The desire for higher packing densities, faster circuit speed, and lower power dissipation has driven the scaling of semiconductor devices to smaller dimensions. Feature sizes for channel length, for example, have approached 0.1 μm (100 nm) for devices such as metal-oxide-semiconductor field effect transistors (MOSFETs). As the channel length of these devices decrease below 100 nm, however, problems arise.
One problem is that the gate oxide thickness must be reduced in proportion to the channel length to control short-channel effects and maintain a good subthreshold turn-off slope. As the thickness of the gate oxide decreases, quantum mechanical tunneling becomes a factor which leads to increased gate leakage. One solution to this problem is to form a corner dominated semiconductor device, which for a given oxide thickness, results in a steep subthreshold slope. Such a device should also be engineered to ensure that the effective area of current flow is not diminished.
A conventional corner dominated semiconductor device using triangular wire channels increases the number of corners and the area of current flow by providing a two-fold increase in the number of wire channels compared to a pillar- or rectangular-shaped wire channel. FIGS. 1A–1C show a conventional method of forming a triangular channel array. As shown in FIG. 1A, the conventional triangular channel array is made by forming a lithographic line pattern 30 on a silicon layer 20. In FIG. 1B, a first isotropic etch removes a portion of silicon layer 20 to form a plurality of structures 23 having sloped sidewalls. A selective oxidation forms an SiO2 layer 40 on the sloped sidewalls of structures 23. Referring to FIG. 1C, lithographic line pattern 30 is removed and a second isotropic etch is performed. The second isotropic etch removes another portion of structures 23 to form additional sloped sidewalls that, together with the sloped sidewalls formed from the first isotropic etch, form a conventional parallel triangular wire array 25.

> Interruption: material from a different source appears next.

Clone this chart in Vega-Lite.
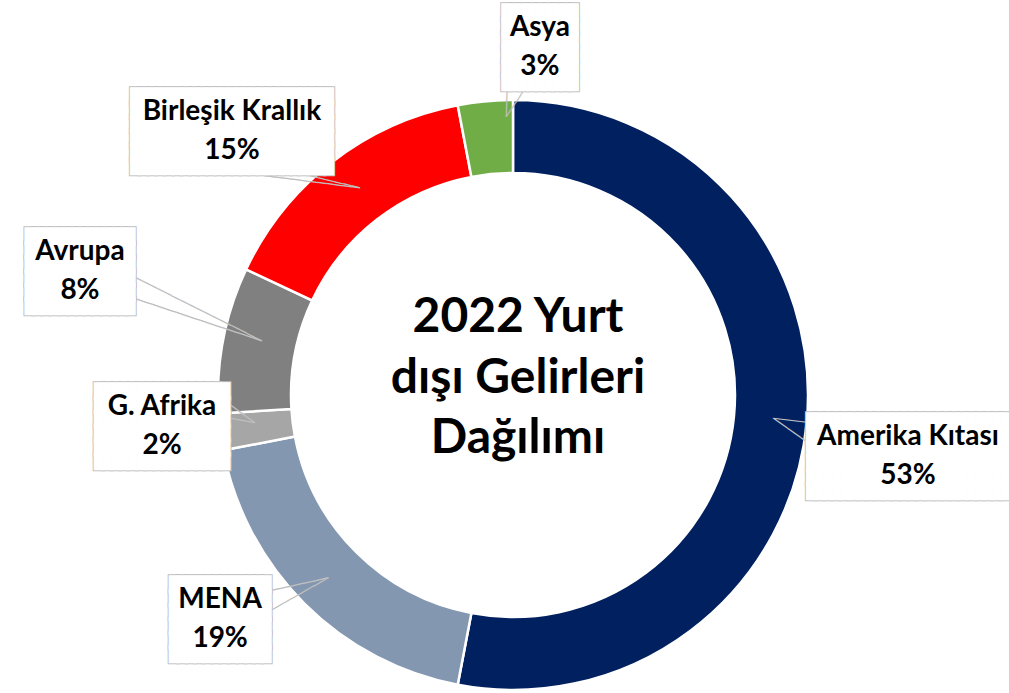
{
  "$schema": "https://vega.github.io/schema/vega-lite/v6.json",
  "width": 992,
  "height": 596,
  "autosize": "none",
  "padding": {"left": 17, "top": 97, "right": 0, "bottom": 0},
  "background": "white",
  "config": {"view": {"stroke": null}},
  "data": {
    "values": [
      {"bolge": "Amerika Kıtası", "pay": 53, "sira": 1, "etiket": ["Amerika Kıtası", "53%"]},
      {"bolge": "MENA", "pay": 19, "sira": 2, "etiket": ["MENA", "19%"]},
      {"bolge": "G. Afrika", "pay": 2, "sira": 3, "etiket": ["G. Afrika", "2%"]},
      {"bolge": "Avrupa", "pay": 8, "sira": 4, "etiket": ["Avrupa", "8%"]},
      {"bolge": "Birleşik Krallık", "pay": 15, "sira": 5, "etiket": ["Birleşik Krallık", "15%"]},
      {"bolge": "Asya", "pay": 3, "sira": 6, "etiket": ["Asya", "3%"]}
    ]
  },
  "transform": [
    {"stack": "pay", "groupby": [], "sort": [{"field": "sira", "order": "ascending"}], "as": ["v0", "v1"]}
  ],
  "layer": [
    {
      "mark": {"type": "arc", "innerRadius": 222, "outerRadius": 295, "stroke": "white", "strokeWidth": 2.5},
      "encoding": {
        "theta": {"field": "v0", "type": "quantitative", "stack": null, "scale": {"domain": [0, 100]}},
        "theta2": {"field": "v1"},
        "color": {
          "field": "bolge", "type": "nominal", "legend": null,
          "scale": {
            "domain": ["Amerika Kıtası", "MENA", "G. Afrika", "Avrupa", "Birleşik Krallık", "Asya"],
            "range": ["#002060", "#8497B0", "#A6A6A6", "#808080", "#FF0000", "#70AD47"]
          }
        }
      }
    },
    {
      "data": {"values": [{}]},
      "mark": {"type": "text", "text": ["2022 Yurt", "dışı Gelirleri", "Dağılımı"], "font": "Lato", "fontSize": 48, "fontWeight": "bold", "lineHeight": 60.5, "dx": 5, "dy": -77, "fill": "black", "baseline": "middle", "align": "center"},
      "encoding": {}
    },
    {
      "transform": [{"filter": "datum.bolge === 'Amerika Kıtası'"}],
      "encoding": {"theta": {"field": "v0", "type": "quantitative", "stack": null}},
      "layer": [
        {"mark": {"type": "text", "radius": 261.1, "thetaOffset": 1.6628, "angle": 6.7, "text": "─────", "font": "DejaVu Sans Mono", "fontSize": 14, "baseline": "middle", "align": "left", "fill": "#BFBFBF"}},
        {"mark": {"type": "text", "radius": 261.1, "thetaOffset": 1.6628, "angle": 35.2, "text": "──────", "font": "DejaVu Sans Mono", "fontSize": 14, "baseline": "middle", "align": "left", "fill": "#BFBFBF"}},
        {"mark": {"type": "text", "radius": 399.5, "thetaOffset": 1.7216, "dy": -33.5, "font": "DejaVu Sans Mono", "fontSize": 14, "lineHeight": 14, "baseline": "middle", "align": "center", "fill": "white", "stroke": "#BFBFBF", "strokeWidth": 3.5, "text": ["████████████████████████", "████████████████████████", "████████████████████████", "████████████████████████", "████████████████████████", "████████████████████████"]}},
        {"mark": {"type": "text", "radius": 399.5, "thetaOffset": 1.7216, "dy": -33.5, "font": "DejaVu Sans Mono", "fontSize": 14, "lineHeight": 14, "baseline": "middle", "align": "center", "fill": "white", "stroke": "white", "strokeWidth": 1.5, "text": ["████████████████████████", "████████████████████████", "████████████████████████", "████████████████████████", "████████████████████████", "████████████████████████"]}},
        {"mark": {"type": "text", "radius": 399.5, "thetaOffset": 1.7216, "dy": -18, "font": "Lato", "fontSize": 28, "fontWeight": "bold", "lineHeight": 39, "baseline": "middle", "align": "center", "fill": "black"}, "encoding": {"text": {"field": "etiket"}}}
      ]
    },
    {
      "transform": [{"filter": "datum.bolge === 'MENA'"}],
      "encoding": {"theta": {"field": "v0", "type": "quantitative", "stack": null}},
      "layer": [
        {"mark": {"type": "text", "radius": 259.5, "thetaOffset": 0.6051, "angle": 167.4, "text": "────────", "font": "DejaVu Sans Mono", "fontSize": 14, "baseline": "middle", "align": "left", "fill": "#BFBFBF"}},
        {"mark": {"type": "text", "radius": 259.5, "thetaOffset": 0.6051, "angle": 150.4, "text": "─────────", "font": "DejaVu Sans Mono", "fontSize": 14, "baseline": "middle", "align": "left", "fill": "#BFBFBF"}},
        {"mark": {"type": "text", "radius": 368.2, "thetaOffset": 0.7313, "dy": -33.5, "font": "DejaVu Sans Mono", "fontSize": 14, "lineHeight": 14, "baseline": "middle", "align": "center", "fill": "white", "stroke": "#BFBFBF", "strokeWidth": 3.5, "text": ["████████████", "████████████", "████████████", "████████████", "████████████", "████████████"]}},
        {"mark": {"type": "text", "radius": 368.2, "thetaOffset": 0.7313, "dy": -33.5, "font": "DejaVu Sans Mono", "fontSize": 14, "lineHeight": 14, "baseline": "middle", "align": "center", "fill": "white", "stroke": "white", "strokeWidth": 1.5, "text": ["████████████", "████████████", "████████████", "████████████", "████████████", "████████████"]}},
        {"mark": {"type": "text", "radius": 368.2, "thetaOffset": 0.7313, "dy": -18, "font": "Lato", "fontSize": 28, "fontWeight": "bold", "lineHeight": 39, "baseline": "middle", "align": "center", "fill": "black"}, "encoding": {"text": {"field": "etiket"}}}
      ]
    },
    {
      "transform": [{"filter": "datum.bolge === 'G. Afrika'"}],
      "encoding": {"theta": {"field": "v0", "type": "quantitative", "stack": null}},
      "layer": [
        {"mark": {"type": "text", "radius": 259.4, "thetaOffset": 0.0843, "angle": 216.5, "text": "─────", "font": "DejaVu Sans Mono", "fontSize": 14, "baseline": "middle", "align": "left", "fill": "#BFBFBF"}},
        {"mark": {"type": "text", "radius": 259.4, "thetaOffset": 0.0843, "angle": 190.5, "text": "────", "font": "DejaVu Sans Mono", "fontSize": 14, "baseline": "middle", "align": "left", "fill": "#BFBFBF"}},
        {"mark": {"type": "text", "radius": 352.3, "thetaOffset": 0.103, "dy": -33.5, "font": "DejaVu Sans Mono", "fontSize": 14, "lineHeight": 14, "baseline": "middle", "align": "center", "fill": "white", "stroke": "#BFBFBF", "strokeWidth": 3.5, "text": ["████████████████", "████████████████", "████████████████", "████████████████", "████████████████", "████████████████"]}},
        {"mark": {"type": "text", "radius": 352.3, "thetaOffset": 0.103, "dy": -33.5, "font": "DejaVu Sans Mono", "fontSize": 14, "lineHeight": 14, "baseline": "middle", "align": "center", "fill": "white", "stroke": "white", "strokeWidth": 1.5, "text": ["████████████████", "████████████████", "████████████████", "████████████████", "████████████████", "████████████████"]}},
        {"mark": {"type": "text", "radius": 352.3, "thetaOffset": 0.103, "dy": -18, "font": "Lato", "fontSize": 28, "fontWeight": "bold", "lineHeight": 39, "baseline": "middle", "align": "center", "fill": "black"}, "encoding": {"text": {"field": "etiket"}}}
      ]
    },
    {
      "transform": [{"filter": "datum.bolge === 'Avrupa'"}],
      "encoding": {"theta": {"field": "v0", "type": "quantitative", "stack": null}},
      "layer": [
        {"mark": {"type": "text", "radius": 257, "thetaOffset": 0.2786, "angle": 206.6, "text": "──────────────────", "font": "DejaVu Sans Mono", "fontSize": 14, "baseline": "middle", "align": "left", "fill": "#BFBFBF"}},
        {"mark": {"type": "text", "radius": 257, "thetaOffset": 0.2786, "angle": 198.4, "text": "─────────────────", "font": "DejaVu Sans Mono", "fontSize": 14, "baseline": "middle", "align": "left", "fill": "#BFBFBF"}},
        {"mark": {"type": "text", "radius": 450.7, "thetaOffset": 0.3438, "dy": -33.5, "font": "DejaVu Sans Mono", "fontSize": 14, "lineHeight": 14, "baseline": "middle", "align": "center", "fill": "white", "stroke": "#BFBFBF", "strokeWidth": 3.5, "text": ["█████████████", "█████████████", "█████████████", "█████████████", "█████████████", "█████████████"]}},
        {"mark": {"type": "text", "radius": 450.7, "thetaOffset": 0.3438, "dy": -33.5, "font": "DejaVu Sans Mono", "fontSize": 14, "lineHeight": 14, "baseline": "middle", "align": "center", "fill": "white", "stroke": "white", "strokeWidth": 1.5, "text": ["█████████████", "█████████████", "█████████████", "█████████████", "█████████████", "█████████████"]}},
        {"mark": {"type": "text", "radius": 450.7, "thetaOffset": 0.3438, "dy": -18, "font": "Lato", "fontSize": 28, "fontWeight": "bold", "lineHeight": 39, "baseline": "middle", "align": "center", "fill": "black"}, "encoding": {"text": {"field": "etiket"}}}
      ]
    },
    {
      "transform": [{"filter": "datum.bolge === 'Birleşik Krallık'"}],
      "encoding": {"theta": {"field": "v0", "type": "quantitative", "stack": null}},
      "layer": [
        {"mark": {"type": "text", "radius": 258.2, "thetaOffset": 0.4969, "angle": 187.25, "text": "──────────────", "font": "DejaVu Sans Mono", "fontSize": 14, "baseline": "middle", "align": "left", "fill": "#BFBFBF"}},
        {"mark": {"type": "text", "radius": 258.2, "thetaOffset": 0.4969, "angle": 193.6, "text": "────────", "font": "DejaVu Sans Mono", "fontSize": 14, "baseline": "middle", "align": "left", "fill": "#BFBFBF"}},
        {"mark": {"type": "text", "radius": 386.2, "thetaOffset": 0.3159, "dy": -33.5, "font": "DejaVu Sans Mono", "fontSize": 14, "lineHeight": 14, "baseline": "middle", "align": "center", "fill": "white", "stroke": "#BFBFBF", "strokeWidth": 3.5, "text": ["████████████████████████", "████████████████████████", "████████████████████████", "████████████████████████", "████████████████████████", "████████████████████████"]}},
        {"mark": {"type": "text", "radius": 386.2, "thetaOffset": 0.3159, "dy": -33.5, "font": "DejaVu Sans Mono", "fontSize": 14, "lineHeight": 14, "baseline": "middle", "align": "center", "fill": "white", "stroke": "white", "strokeWidth": 1.5, "text": ["████████████████████████", "████████████████████████", "████████████████████████", "████████████████████████", "████████████████████████", "████████████████████████"]}},
        {"mark": {"type": "text", "radius": 386.2, "thetaOffset": 0.3159, "dy": -18, "font": "Lato", "fontSize": 28, "fontWeight": "bold", "lineHeight": 39, "baseline": "middle", "align": "center", "fill": "black"}, "encoding": {"text": {"field": "etiket"}}}
      ]
    },
    {
      "transform": [{"filter": "datum.bolge === 'Asya'"}],
      "encoding": {"theta": {"field": "v0", "type": "quantitative", "stack": null}},
      "layer": [
        {"mark": {"type": "text", "radius": 278.1, "thetaOffset": 0.1669, "angle": 272.1, "text": "─────", "font": "DejaVu Sans Mono", "fontSize": 14, "baseline": "middle", "align": "left", "fill": "#BFBFBF"}},
        {"mark": {"type": "text", "radius": 278.1, "thetaOffset": 0.1669, "angle": 303.7, "text": "─────", "font": "DejaVu Sans Mono", "fontSize": 14, "baseline": "middle", "align": "left", "fill": "#BFBFBF"}},
        {"mark": {"type": "text", "radius": 350, "thetaOffset": 0.2656, "dy": -33.5, "font": "DejaVu Sans Mono", "fontSize": 14, "lineHeight": 14, "baseline": "middle", "align": "center", "fill": "white", "stroke": "#BFBFBF", "strokeWidth": 3.5, "text": ["█████████", "█████████", "█████████", "█████████", "█████████", "█████████"]}},
        {"mark": {"type": "text", "radius": 350, "thetaOffset": 0.2656, "dy": -33.5, "font": "DejaVu Sans Mono", "fontSize": 14, "lineHeight": 14, "baseline": "middle", "align": "center", "fill": "white", "stroke": "white", "strokeWidth": 1.5, "text": ["█████████", "█████████", "█████████", "█████████", "█████████", "█████████"]}},
        {"mark": {"type": "text", "radius": 350, "thetaOffset": 0.2656, "dy": -18, "font": "Lato", "fontSize": 28, "fontWeight": "bold", "lineHeight": 39, "baseline": "middle", "align": "center", "fill": "black"}, "encoding": {"text": {"field": "etiket"}}}
      ]
    }
  ]
}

Conventional methods for forming corner dominated semiconductor devices, however, are limited to forming only two triangles for each lithographic line pattern 30. Further, the pitch of the resultant wire channel array is limited to two times the width of the lithographic line pattern, also called the “critical dimension.”
Thus, there is a need to overcome these and other problems of the prior art and to provide a pitch multiplication process that increases the number of corners and maximizes the current flow area.